January 29, 2026 By Andy Barca

Patent No. 37435

Portrait of Bertha Benz, who in 1888 made the first long-distance automobile journey in her husband Karl Benz's Patent-Motorwagen.

The Patent-Motorwagen had a top speed of around 16 kilometres per hour - roughly the pace of a trotting horse - and it had no reverse gear. The fuel was ligroin, a petroleum naphtha sold in pharmacies as a cleaning solvent. It caught fire easily. When Karl Benz applied for a patent on 29 January 1886, he was not describing a commercial product. He was describing a proof of concept, and a fragile one at that.

Patent No. 37435, filed at the Imperial Patent Office in Berlin, covered “a vehicle powered by a gas engine” - specifically, a three-wheeled frame carrying a single-cylinder four-stroke engine of less than one horsepower, connected to the rear wheels by a belt drive. Benz had been working on the design since 1885 at his workshop in Mannheim, and what he eventually built was unlike anything that had come before it - not because the technologies were new, but because he had integrated them into a single purpose-built system. Earlier attempts to put steam engines on carriages had done exactly that: taken an existing carriage and bolted machinery onto it. Benz started differently. The three-wheeled layout, the rack-and-pinion steering, the water-cooled engine, the differential gear - each element was designed around the others, as part of a machine that existed to move under its own power and nothing else. What that machine could do was limited. What it had stopped being was significant: it was no longer a horse-drawn vehicle with a motor attached.

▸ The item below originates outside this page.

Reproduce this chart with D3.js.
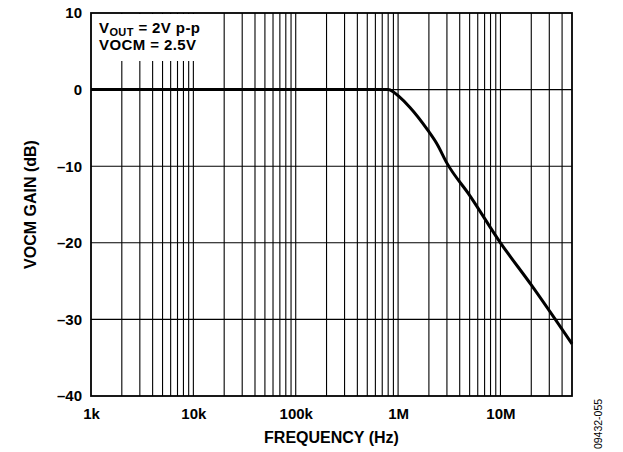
<!DOCTYPE html>
<html>
<head>
<meta charset="utf-8">
<script src="https://cdn.jsdelivr.net/npm/d3@7"></script>
<style>
  body { margin: 0; background: #fff; }
  text { font-family: "Liberation Sans", Arial, sans-serif; fill: #000; }
</style>
</head>
<body>
<div id="chart"></div>
<script>
// response
var freqHz = [1e3, 1e4, 1e5, 5e5, 8e5, 9e5, 1e6, 1.3e6, 1.95e6, 2.4e6, 3e6, 5e6, 1e7, 2e7, 5e7];
var gainDb = [0, 0, 0, 0, 0, -0.3, -0.8, -2.3, -5.3, -7.1, -9.6, -13.8, -20.0, -25.5, -33.2];

var xTickVals = [1e3, 1e4, 1e5, 1e6, 1e7];
var xTickLabels = ["1k", "10k", "100k", "1M", "10M"];
var yTickVals = [10, 0, -10, -20, -30, -40];
var yTickLabels = ["10", "0", "\u201310", "\u201320", "\u201330", "\u201340"];

var svgWidth = 623;
var svgHeight = 452;

var margin = { top: 13, right: 51, bottom: 56, left: 91 };
var width = svgWidth - margin.left - margin.right;
var height = svgHeight - margin.top - margin.bottom;

var svg = d3.select("#chart")
  .append("svg")
  .attr("width", svgWidth)
  .attr("height", svgHeight);

var chartGroup = svg.append("g")
  .attr("transform", `translate(${margin.left}, ${margin.top})`);

var xScale = d3.scaleLog()
  .domain([1e3, 5e7])
  .range([0, width]);

var yScale = d3.scaleLinear()
  .domain([-40, 10])
  .range([height, 0]);

// vertical grid: every 1..9 of each decade
var minorX = [];
for (var dec = 1e3; dec < 5e7; dec *= 10) {
  for (var m = 1; m < 10; m++) {
    var v = dec * m;
    if (v > 1e3 && v < 5e7) minorX.push(v);
  }
}

chartGroup.selectAll(".vgrid")
  .data(minorX)
  .enter()
  .append("line")
  .attr("x1", d => xScale(d))
  .attr("x2", d => xScale(d))
  .attr("y1", 0)
  .attr("y2", height)
  .attr("stroke", "#000")
  .attr("stroke-width", 1.1);

chartGroup.selectAll(".hgrid")
  .data(yTickVals.filter(d => d > -40 && d < 10))
  .enter()
  .append("line")
  .attr("x1", 0)
  .attr("x2", width)
  .attr("y1", d => yScale(d))
  .attr("y2", d => yScale(d))
  .attr("stroke", "#000")
  .attr("stroke-width", 1.1);

// annotation box hides the grid behind it
chartGroup.append("rect")
  .attr("x", 1)
  .attr("y", 1)
  .attr("width", 112)
  .attr("height", 47)
  .attr("fill", "#fff");

var note = chartGroup.append("text")
  .attr("x", 8)
  .attr("y", 20)
  .style("font-size", "15px")
  .style("font-weight", "bold")
  .style("letter-spacing", "0.4px");
note.append("tspan").text("V");
note.append("tspan").attr("dy", 2.5).style("font-size", "11px").text("OUT");
note.append("tspan").attr("dy", -2.5).text(" = 2V p-p");

chartGroup.append("text")
  .attr("x", 8)
  .attr("y", 37)
  .style("font-size", "15px")
  .style("font-weight", "bold")
  .style("letter-spacing", "0.4px")
  .text("VOCM = 2.5V");

// curve
var line = d3.line()
  .x((d, i) => xScale(freqHz[i]))
  .y(d => yScale(d))
  .curve(d3.curveMonotoneX);

chartGroup.append("path")
  .datum(gainDb)
  .attr("d", line)
  .attr("fill", "none")
  .attr("stroke", "#000")
  .attr("stroke-width", 3);

// frame
chartGroup.append("rect")
  .attr("x", 0)
  .attr("y", 0)
  .attr("width", width)
  .attr("height", height)
  .attr("fill", "none")
  .attr("stroke", "#000")
  .attr("stroke-width", 1.8);

// axes (labels only)
var bottomAxis = d3.axisBottom(xScale)
  .tickValues(xTickVals)
  .tickFormat((d, i) => xTickLabels[i])
  .tickSize(0)
  .tickPadding(12);

var xAxis = chartGroup.append("g")
  .attr("transform", `translate(0, ${height})`)
  .call(bottomAxis);

var leftAxis = d3.axisLeft(yScale)
  .tickValues(yTickVals)
  .tickFormat((d, i) => yTickLabels[i])
  .tickSize(0)
  .tickPadding(9);

var yAxis = chartGroup.append("g")
  .call(leftAxis);

[xAxis, yAxis].forEach(function(ax) {
  ax.select(".domain").remove();
  ax.selectAll("text")
    .style("font-family", "'Liberation Sans', Arial, sans-serif")
    .style("font-size", "15px")
    .style("font-weight", "bold")
    .attr("fill", "#000");
});

chartGroup.append("text")
  .attr("x", width / 2)
  .attr("y", height + 47)
  .attr("text-anchor", "middle")
  .style("font-size", "16px")
  .style("font-weight", "bold")
  .text("FREQUENCY (Hz)");

chartGroup.append("text")
  .attr("transform", "rotate(-90)")
  .attr("x", -height / 2)
  .attr("y", -55)
  .attr("text-anchor", "middle")
  .style("font-size", "16px")
  .style("font-weight", "bold")
  .text("VOCM GAIN (dB)");

svg.append("text")
  .attr("transform", "translate(602, 424) rotate(-90)")
  .attr("text-anchor", "middle")
  .style("font-size", "10.5px")
  .text("09432-055");
</script>
</body>
</html>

Benz was not the only man working on this. In Stuttgart, just 100 kilometres away, Gottlieb Daimler and Wilhelm Maybach had in 1885 fitted a high-speed petrol engine to a wooden two-wheeled frame - effectively a motorised bicycle. Their engine was lighter and faster than Benz’s. But Daimler and Maybach were not thinking of a car; they were testing an engine they wanted to put in everything - boats, carriages, fire pumps. Benz, alone among his contemporaries, conceived the motor vehicle as a complete thing, designed from the outset to carry passengers by internal combustion. That specificity was what the patent protected, and what, in a particular legal and commercial sense, made his the car.

The problem was that almost nobody wanted one. Benz struggled to find investors. The roads were built for horses; the pharmacies stocked the solvent-fuel by the bottle; the noise and smell and mechanical unreliability of the thing made it a curiosity, not a conveyance. The few public demonstrations attracted interest but not customers. It is possible the automobile might have remained a wealthy engineer’s weekend project, had it not been for his wife.

On the morning of 5 August 1888, while Benz was still asleep, Bertha Benz loaded her two teenage sons into the Motorwagen and drove roughly 104 kilometres from Mannheim to Pforzheim - the longest journey ever completed by a motorised vehicle. She had told Karl nothing about it. The machine broke down repeatedly. She cleaned a blocked fuel pipe with her hat pin. She insulated a fraying wire with her garter. On a long uphill section, her sons got out and pushed. In Wiesloch, she stopped at a pharmacy - the first filling station in history was a pharmacist’s counter - and bought ligroin to refuel. She arrived in Pforzheim that evening and sent Karl a telegram.

What Bertha had done was not, strictly speaking, an engineering demonstration. It was a marketing exercise. She proved that the car could travel further than the road outside the factory. She had also identified every mechanical weakness in the design - the inadequate brakes, the difficulty on gradients - and reported them back. Benz added a gear for climbing hills. The route she had driven became a formal automobile road. Her journey was the first real test of the automobile under practical conditions, and it was the event that shifted public perception from scepticism to possibility.

Daimler and Benz eventually merged their companies in 1926, forming what became Mercedes-Benz. The Patent-Motorwagen is the ancestor of roughly 1.5 billion vehicles currently in operation around the world. The patent itself - No. 37435, a single sheet with three schematic drawings - sits in the German Patent and Trade Mark Office archives. It is sometimes called the birth certificate of the automobile, which is accurate enough, if you remember that like most birth certificates, it records a beginning and says almost nothing about what that beginning would eventually become.